What Is Contraction Revenue?

Contraction revenue represents the recurring revenue lost when existing customers downgrade or reduce their usage. Learn how to measure and minimise it.

Key Takeaways

  • Contraction revenue is the reduction in recurring revenue from existing customers who downgrade plans, remove seats, or reduce usage.
  • Unlike churn, contraction means the customer stays but pays less.
  • High contraction rates often signal misalignment between pricing tiers and actual customer value.

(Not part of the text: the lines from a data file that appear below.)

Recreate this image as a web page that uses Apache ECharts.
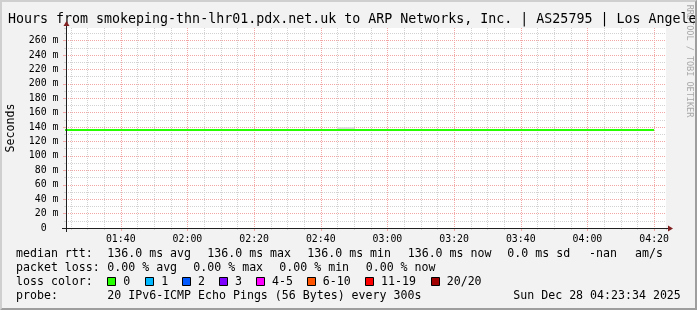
<!DOCTYPE html>
<html><head><meta charset="utf-8">
<script src="https://cdn.jsdelivr.net/npm/echarts@6/dist/echarts.min.js"></script>
<style>html,body{margin:0;padding:0;background:#f2f2f2;}#c{width:697px;height:310px;}</style>
</head><body><div id="c"></div>
<script>
// ---------------- data ----------------
const titleText = "Hours from smokeping-thn-lhr01.pdx.net.uk to ARP Networks, Inc. | AS25795 | Los Angeles";
const yAxisTitle = "Seconds";
const watermark = "RRDTOOL / TOBI OETIKER";
const xRange = ["01:23:34", "04:23:34"];
const yRangeMax = 277.5; // ms
const xTickLabels = ["01:40","02:00","02:20","02:40","03:00","03:20","03:40","04:00","04:20"];
const yTickValues = [0,20,40,60,80,100,120,140,160,180,200,220,240,260];
const yTickLabels = ["0  ","20 m","40 m","60 m","80 m","100 m","120 m","140 m","160 m","180 m","200 m","220 m","240 m","260 m"];
const times = ["01:20","01:25","01:30","01:35","01:40","01:45","01:50","01:55","02:00","02:05","02:10","02:15","02:20","02:25","02:30","02:35","02:40","02:45","02:50","02:55","03:00","03:05","03:10","03:15","03:20","03:25","03:30","03:35","03:40","03:45","03:50","03:55","04:00","04:05","04:10","04:15","04:20"];
const medianRtt = [136.0,136.0,136.0,136.0,136.0,136.0,136.0,136.0,136.0,136.0,136.0,136.0,136.0,136.0,136.0,136.0,136.0,136.0,136.0,136.0,136.0,136.0,136.0,136.0,136.0,136.0,136.0,136.0,136.0,136.0,136.0,136.0,136.0,136.0,136.0,136.0,136.0];
const smokeTimes = ["02:45","02:50"];
const smokeMax = [137.8, 137.8];
const rttLabel = "median rtt:";
const rttStats = ["136.0 ms avg","136.0 ms max","136.0 ms min","136.0 ms now","0.0 ms sd","-nan","am/s"];
const lossLabel = "packet loss:";
const lossStats = ["0.00 % avg","0.00 % max","0.00 % min","0.00 % now"];
const lossColorLabel = "loss color:";
const lossColorNames = ["0","1","2","3","4-5","6-10","11-19","20/20"];
const lossColorValues = ["#26ff00","#00b8ff","#0059ff","#7e00ff","#ff00ff","#ff5500","#ff0000","#a10000"];
const probeLabel = "probe:";
const probeText = "20 IPv6-ICMP Echo Pings (56 Bytes) every 300s";
const dateText = "Sun Dec 28 04:23:34 2025";

// ---------------- layout ----------------
const FONT = '"DejaVu Sans Mono", monospace';
const G = {left:66, top:28, right:666, bottom:228, W:697, H:310};
const rttX = [107.3, 207.3, 307.3, 407.7, 507.3, 589, 635];
const lossX = [107.3, 193.3, 279.3, 365.7];
const boxX = [107.3, 145.3, 182, 219, 256, 306.7, 365, 430.7];
const lineY = [253.5, 267.7, 281.8, 296];
const LFS = 11.6;

function toMin(t){const p=t.split(':').map(Number);return p[0]*60+p[1]+(p[2]||0)/60;}
function fmtX(v){const h=Math.floor(v/60+1e-9), m=Math.round(v-h*60);const s=(h<10?'0':'')+h+':'+(m<10?'0':'')+m;return xTickLabels.indexOf(s)>=0?s:'';}
function fmtY(v){const i=yTickValues.indexOf(Math.round(v));return i>=0&&Math.abs(v-yTickValues[i])<1e-6?yTickLabels[i]:'';}

const xMin = toMin(xRange[0]), xMax = toMin(xRange[1]);
const MGRID = '#f3a6a6';
const GRID = '#d2d2d2';

function txt(x,y,s,opt){opt=opt||{};return {type:'text',x:x,y:y,rotation:opt.rot||0,z:opt.z||20,silent:true,
  style:{text:s,font:(opt.fs||LFS)+'px '+FONT,fill:opt.color||'#000',textAlign:opt.align||'left',align:opt.align||'left',textVerticalAlign:'middle',verticalAlign:'middle'}};}

const graphic = [];
// 3D frame
graphic.push({type:'polygon',silent:true,z:1,shape:{points:[[0,G.H],[2,G.H-2],[2,2],[G.W-2,2],[G.W,0],[0,0]]},style:{fill:'#cfcfcf'}});
graphic.push({type:'polygon',silent:true,z:1,shape:{points:[[2,G.H-2],[G.W-2,G.H-2],[G.W-2,2],[G.W,0],[G.W,G.H],[0,G.H]]},style:{fill:'#9e9e9e'}});
// axes lines and arrows
graphic.push({type:'line',silent:true,z:15,shape:{x1:G.left-4,y1:G.bottom+0.5,x2:G.right+4,y2:G.bottom+0.5},style:{stroke:'#1f1f1f',lineWidth:1}});
graphic.push({type:'line',silent:true,z:15,shape:{x1:G.left+0.5,y1:G.bottom+4,x2:G.left+0.5,y2:G.top-4},style:{stroke:'#1f1f1f',lineWidth:1}});
graphic.push({type:'polygon',silent:true,z:15,shape:{points:[[G.right+2,G.bottom-2.5],[G.right+2,G.bottom+3.5],[G.right+7,G.bottom+0.5]]},style:{fill:'#801f1f'}});
graphic.push({type:'polygon',silent:true,z:15,shape:{points:[[G.left-2.5,G.top-2],[G.left+3.5,G.top-2],[G.left+0.5,G.top-7]]},style:{fill:'#801f1f'}});
// watermark & titles
graphic.push(txt(689.3,61,watermark,{fs:8.5,color:'#a8a8a8',align:'center',rot:-Math.PI/2,z:12}));
graphic.push(txt(8,19.4,titleText,{fs:13.3,z:13}));
graphic.push(txt(10.5,(G.top+G.bottom)/2,yAxisTitle,{align:'center',rot:Math.PI/2}));
// legend lines
graphic.push(txt(16,lineY[0],rttLabel));
rttStats.forEach((s,i)=>graphic.push(txt(rttX[i],lineY[0],s)));
graphic.push(txt(16,lineY[1],lossLabel));
lossStats.forEach((s,i)=>graphic.push(txt(lossX[i],lineY[1],s)));
graphic.push(txt(16,lineY[2],lossColorLabel));
lossColorNames.forEach((s,i)=>{
  graphic.push({type:'rect',silent:true,z:20,shape:{x:Math.round(boxX[i])+0.5,y:Math.round(lineY[2])-4.5,width:8,height:8},style:{fill:lossColorValues[i],stroke:'#000',lineWidth:1}});
  graphic.push(txt(boxX[i]+16,lineY[2],s));
});
graphic.push(txt(16,lineY[3],probeLabel));
graphic.push(txt(107.3,lineY[3],probeText));
graphic.push(txt(513.3,lineY[3],dateText));
// re-draw right/bottom frame above clipped title
graphic.push({type:'polygon',silent:true,z:14,shape:{points:[[G.W-2,2],[G.W,0],[G.W,G.H],[G.W-2,G.H-2]]},style:{fill:'#9e9e9e'}});

const chart = echarts.init(document.getElementById('c'), null, {renderer:'canvas'});
chart.setOption({
  animation:false,
  backgroundColor:'#f2f2f2',
  grid:{left:G.left, right:G.W-G.right, top:G.top, bottom:G.H-G.bottom, show:true, backgroundColor:'#ffffff', borderWidth:0, containLabel:false, z:0},
  xAxis:[
    {type:'value', position:'bottom', min:xMin, max:xMax, splitNumber:9, minInterval:20, maxInterval:20, z:2,
     axisLine:{show:false}, axisTick:{show:true,length:3,lineStyle:{color:MGRID}},
     axisLabel:{show:true, margin:6, fontFamily:FONT, fontSize:9.9, color:'#000', showMinLabel:false, showMaxLabel:false, formatter:fmtX, hideOverlap:false},
     splitLine:{show:true, showMinLine:false, showMaxLine:false, lineStyle:{color:MGRID, width:1, type:[1,1]}}},
    {type:'value', position:'bottom', min:xMin, max:xMax, splitNumber:36, minInterval:5, maxInterval:5, z:1,
     axisLine:{show:false}, axisTick:{show:true,length:2,lineStyle:{color:GRID}}, axisLabel:{show:false},
     splitLine:{show:true, showMinLine:false, showMaxLine:false, lineStyle:{color:GRID, width:1, type:[1,1]}}}
  ],
  yAxis:[
    {type:'value', position:'left', min:0, max:yRangeMax, interval:20, z:2,
     axisLine:{show:false}, axisTick:{show:true,length:3,lineStyle:{color:MGRID}},
     axisLabel:{show:true, margin:7.5, fontFamily:FONT, fontSize:9.9, color:'#000', showMinLabel:true, showMaxLabel:false, formatter:fmtY},
     splitLine:{show:true, showMinLine:false, showMaxLine:false, lineStyle:{color:MGRID, width:1, type:[1,1]}}},
    {type:'value', position:'left', min:0, max:yRangeMax, interval:10, z:1,
     axisLine:{show:false}, axisTick:{show:true,length:2,lineStyle:{color:GRID}}, axisLabel:{show:false},
     splitLine:{show:true, showMinLine:false, showMaxLine:false, lineStyle:{color:GRID, width:1, type:[1,1]}}}
  ],
  series:[
    {type:'line', name:'smoke', xAxisIndex:0, yAxisIndex:0, z:3, symbol:'none', silent:true,
     data:smokeTimes.map((t,i)=>[toMin(t), smokeMax[i]]), lineStyle:{color:'#dcdcdc', width:3}},
    {type:'line', name:'median rtt', xAxisIndex:0, yAxisIndex:0, z:4, symbol:'none', silent:true, clip:true,
     data:times.map((t,i)=>[toMin(t), medianRtt[i]]), lineStyle:{color:'#26ff00', width:2}}
  ],
  graphic:{elements:graphic}
});
</script></body></html>
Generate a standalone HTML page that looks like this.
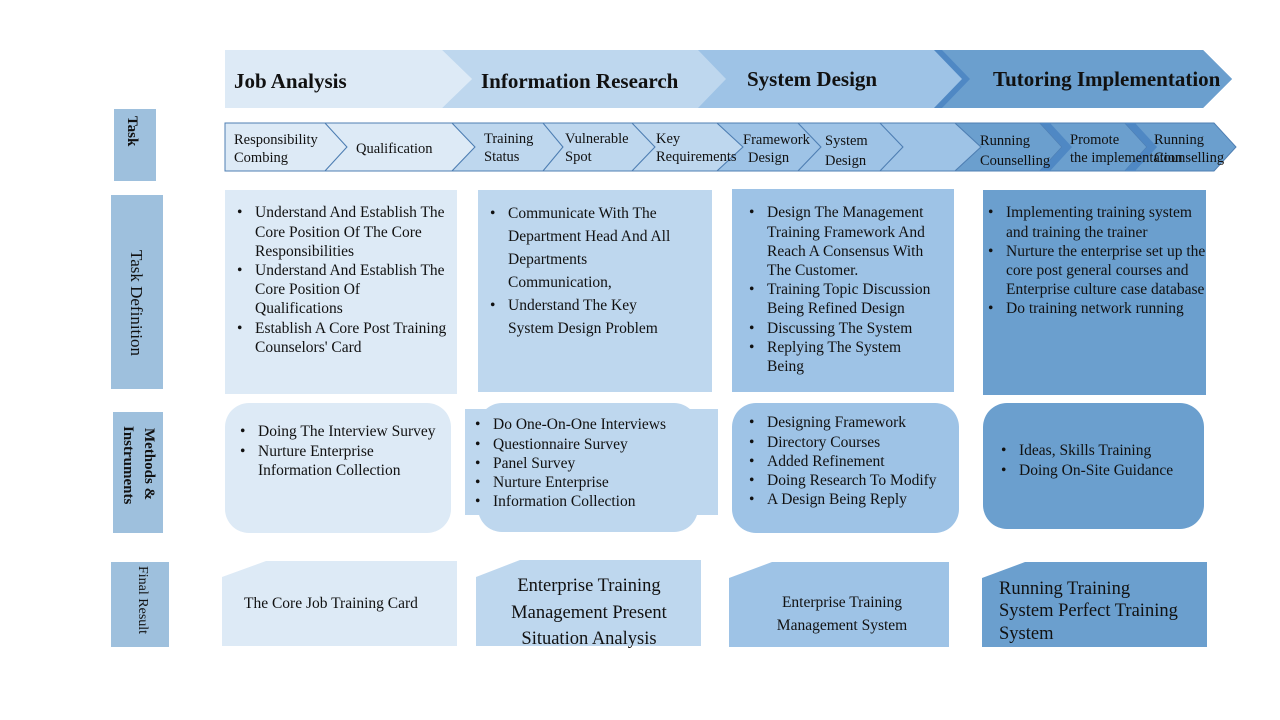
<!DOCTYPE html>
<html><head><meta charset="utf-8"><style>
html,body{margin:0;padding:0;background:#fff;width:1280px;height:720px;overflow:hidden}
svg text{font-family:"Liberation Serif",serif;fill:#111}
</style></head><body>
<svg width="1280" height="720" viewBox="0 0 1280 720" xmlns="http://www.w3.org/2000/svg">
<polygon points="225,50 442,50 472,79 442,108 225,108" fill="#ddeaf6"/>
<polygon points="442,50 703,50 730,79 703,108 442,108 472,79" fill="#bed7ee"/>
<polygon points="698,50 939,50 968,79 939,108 698,108 726,79" fill="#9ec3e6"/>
<polygon points="934,50 1203,50 1232,79 1203,108 934,108 962,79" fill="#4f88c4"/>
<polygon points="942,50 1203,50 1232,79 1203,108 942,108 970,79" fill="#6b9fce"/>
<g font-weight="bold" font-size="21">
<text x="234" y="88">Job Analysis</text>
<text x="481" y="88">Information Research</text>
<text x="747" y="86">System Design</text>
<text x="993" y="86">Tutoring Implementation</text>
</g>
<g stroke="#4f7fb3" stroke-width="1">
<polygon points="225,123 325,123 347,147 325,171 225,171" fill="#ddeaf6"/>
<polygon points="325,123 452,123 475,147 452,171 325,171 347,147" fill="#ddeaf6"/>
<polygon points="452,123 543,123 563,147 543,171 452,171 475,147" fill="#bed7ee"/>
<polygon points="543,123 632,123 655,147 632,171 543,171 563,147" fill="#bed7ee"/>
<polygon points="632,123 717,123 743,147 717,171 632,171 655,147" fill="#bed7ee"/>
<polygon points="717,123 798,123 821,147 798,171 717,171 743,147" fill="#9ec3e6"/>
<polygon points="798,123 880,123 903,147 880,171 798,171 821,147" fill="#9ec3e6"/>
<polygon points="880,123 955,123 981,147 955,171 880,171 903,147" fill="#9ec3e6"/>
</g>
<polygon points="955,123 1040,123 1062,147 1040,171 955,171 981,147" fill="#6b9fce" stroke="#4f7fb3"/>
<polygon points="1040,123 1125,123 1147,147 1125,171 1040,171 1062,147" fill="#6b9fce" stroke="#4f7fb3"/>
<polygon points="1125,123 1214,123 1236,147 1214,171 1125,171 1147,147" fill="#6b9fce" stroke="#4f7fb3"/>
<polygon points="1040,123 1050,123 1072,147 1050,171 1040,171 1062,147" fill="#4f88c4"/>
<polygon points="1125,123 1135,123 1157,147 1135,171 1125,171 1147,147" fill="#4f88c4"/>
<g font-size="14.5">
<text x="234" y="144">Responsibility</text><text x="234" y="162">Combing</text>
<text x="356" y="153">Qualification</text>
<text x="484" y="143">Training</text><text x="484" y="161">Status</text>
<text x="565" y="143">Vulnerable</text><text x="565" y="161">Spot</text>
<text x="656" y="143">Key</text><text x="656" y="161">Requirements</text>
<text x="743" y="144">Framework</text><text x="748" y="162">Design</text>
<text x="825" y="145">System</text><text x="825" y="165">Design</text>
<text x="980" y="145">Running</text><text x="980" y="165">Counselling</text>
<text x="1070" y="144">Promote</text><text x="1070" y="162">the implementation</text>
<text x="1154" y="144">Running</text><text x="1154" y="162">Counselling</text>
</g>
<rect x="114" y="109" width="42" height="72" fill="#9ec0dd"/>
<rect x="111" y="195" width="52" height="194" fill="#9ec0dd"/>
<rect x="113" y="412" width="50" height="121" fill="#9ec0dd"/>
<rect x="111" y="562" width="58" height="85" fill="#9ec0dd"/>
<text transform="translate(128,116) rotate(90)" font-weight="bold" font-size="15">Task</text>
<text transform="translate(131,250) rotate(90)" font-size="17">Task Definition</text>
<text transform="translate(145,428) rotate(90)" font-weight="bold" font-size="15">Methods &amp;</text>
<text transform="translate(124,426) rotate(90)" font-weight="bold" font-size="15">Instruments</text>
<text transform="translate(139,566) rotate(90)" font-size="14">Final Result</text>
<rect x="225" y="190" width="232" height="204" fill="#ddeaf6"/>
<rect x="478" y="190" width="234" height="202" fill="#bed7ee"/>
<rect x="732" y="189" width="222" height="203" fill="#9ec3e6"/>
<rect x="983" y="190" width="223" height="205" fill="#6b9fce"/>
<g font-size="15.5">
<text x="237" y="217">•</text><text x="255" y="217">Understand And Establish The</text>
<text x="255" y="237">Core Position Of The Core</text><text x="255" y="256">Responsibilities</text>
<text x="237" y="275">•</text><text x="255" y="275">Understand And Establish The</text>
<text x="255" y="294">Core Position Of</text><text x="255" y="313">Qualifications</text>
<text x="237" y="333">•</text><text x="255" y="333">Establish A Core Post Training</text>
<text x="255" y="352">Counselors' Card</text>

<text x="490" y="218">•</text><text x="508" y="218">Communicate With The</text>
<text x="508" y="241">Department Head And All</text><text x="508" y="264">Departments</text>
<text x="508" y="287">Communication,</text>
<text x="490" y="310">•</text><text x="508" y="310">Understand The Key</text>
<text x="508" y="333">System Design Problem</text>

<text x="749" y="217">•</text><text x="767" y="217">Design The Management</text>
<text x="767" y="237">Training Framework And</text><text x="767" y="256">Reach A Consensus With</text>
<text x="767" y="275">The Customer.</text>
<text x="749" y="294">•</text><text x="767" y="294">Training Topic Discussion</text>
<text x="767" y="313">Being Refined Design</text>
<text x="749" y="333">•</text><text x="767" y="333">Discussing The System</text>
<text x="749" y="352">•</text><text x="767" y="352">Replying The System</text>
<text x="767" y="371">Being</text>

<text x="988" y="217">•</text><text x="1006" y="217">Implementing training system</text>
<text x="1006" y="237">and training the trainer</text>
<text x="988" y="256">•</text><text x="1006" y="256">Nurture the enterprise set up the</text>
<text x="1006" y="275">core post general courses and</text>
<text x="1006" y="294">Enterprise culture case database</text>
<text x="988" y="313">•</text><text x="1006" y="313">Do training network running</text>
</g>
<rect x="225" y="403" width="226" height="130" rx="24" fill="#ddeaf6"/>
<rect x="465" y="409" width="253" height="106" fill="#bed7ee"/>
<rect x="478" y="403" width="220" height="129" rx="24" fill="#bed7ee"/>
<rect x="732" y="403" width="227" height="130" rx="24" fill="#9ec3e6"/>
<rect x="983" y="403" width="221" height="126" rx="24" fill="#6b9fce"/>
<g font-size="15.5">
<text x="240" y="436">•</text><text x="258" y="436">Doing The Interview Survey</text>
<text x="240" y="456">•</text><text x="258" y="456">Nurture Enterprise</text><text x="258" y="475">Information Collection</text>
<text x="475" y="429">•</text><text x="493" y="429">Do One-On-One Interviews</text>
<text x="475" y="449">•</text><text x="493" y="449">Questionnaire Survey</text>
<text x="475" y="468">•</text><text x="493" y="468">Panel Survey</text>
<text x="475" y="487">•</text><text x="493" y="487">Nurture Enterprise</text>
<text x="475" y="506">•</text><text x="493" y="506">Information Collection</text>
<text x="749" y="427">•</text><text x="767" y="427">Designing Framework</text>
<text x="749" y="447">•</text><text x="767" y="447">Directory Courses</text>
<text x="749" y="466">•</text><text x="767" y="466">Added Refinement</text>
<text x="749" y="485">•</text><text x="767" y="485">Doing Research To Modify</text>
<text x="749" y="504">•</text><text x="767" y="504">A Design Being Reply</text>
<text x="1001" y="455">•</text><text x="1019" y="455">Ideas, Skills Training</text>
<text x="1001" y="475">•</text><text x="1019" y="475">Doing On-Site Guidance</text>
</g>
<polygon points="222,577 266,561 457,561 457,646 222,646" fill="#ddeaf6"/>
<polygon points="476,577 520,560 701,560 701,646 476,646" fill="#bed7ee"/>
<polygon points="729,578 772,562 949,562 949,647 729,647" fill="#9ec3e6"/>
<polygon points="982,578 1025,562 1207,562 1207,647 982,647" fill="#6b9fce"/>
<text x="244" y="608" font-size="15.5">The Core Job Training Card</text>
<g font-size="18.5" text-anchor="middle">
<text x="589" y="591">Enterprise Training</text>
<text x="589" y="618">Management Present</text>
<text x="589" y="644">Situation Analysis</text>
</g>
<g font-size="15.5" text-anchor="middle">
<text x="842" y="607">Enterprise Training</text>
<text x="842" y="630">Management System</text>
</g>
<g font-size="18.5">
<text x="999" y="594">Running Training</text>
<text x="999" y="616">System Perfect Training</text>
<text x="999" y="639">System</text>
</g>
</svg>
</body></html>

What contraction revenue means

Contraction revenue measures the recurring revenue lost when existing customers reduce their spending without cancelling entirely. This includes plan downgrades, seat reductions, removal of add-on modules, and decreased usage in consumption-based models. A customer moving from a $500 per month plan to a $300 per month plan generates $200 in monthly contraction revenue. Contraction is less visible than churn but equally damaging to growth when it accumulates.

Why contraction happens

Common causes include customers who were initially oversold on features they do not use, seasonal businesses that scale down during off-peak periods, companies restructuring or laying off staff who were licensed users, and price-sensitive customers finding cheaper alternatives for some capabilities. In some cases, contraction reflects healthy customer behaviour: a company right-sizing its plan after an initial trial period should not be treated the same as one downgrading due to dissatisfaction.

Measuring contraction

Calculate contraction rate by dividing total contraction revenue by starting recurring revenue for the period. Track contraction separately from churn in your revenue metrics. Segment contraction by cause: voluntary downgrades, seat reductions, usage decreases, and pricing-related reductions. Each cause requires a different response. Combine contraction and churn rates to calculate gross revenue retention, which gives the complete picture of revenue leakage.

Reducing contraction

Align your pricing tiers with actual usage patterns so customers are naturally on the right plan. Implement proactive outreach when usage drops significantly, since a conversation before the downgrade request often reveals fixable issues. For seasonal businesses, consider flexible pricing that accommodates natural usage fluctuations without forcing downgrades. Ensure your product delivers consistent value so customers do not periodically question their spend level.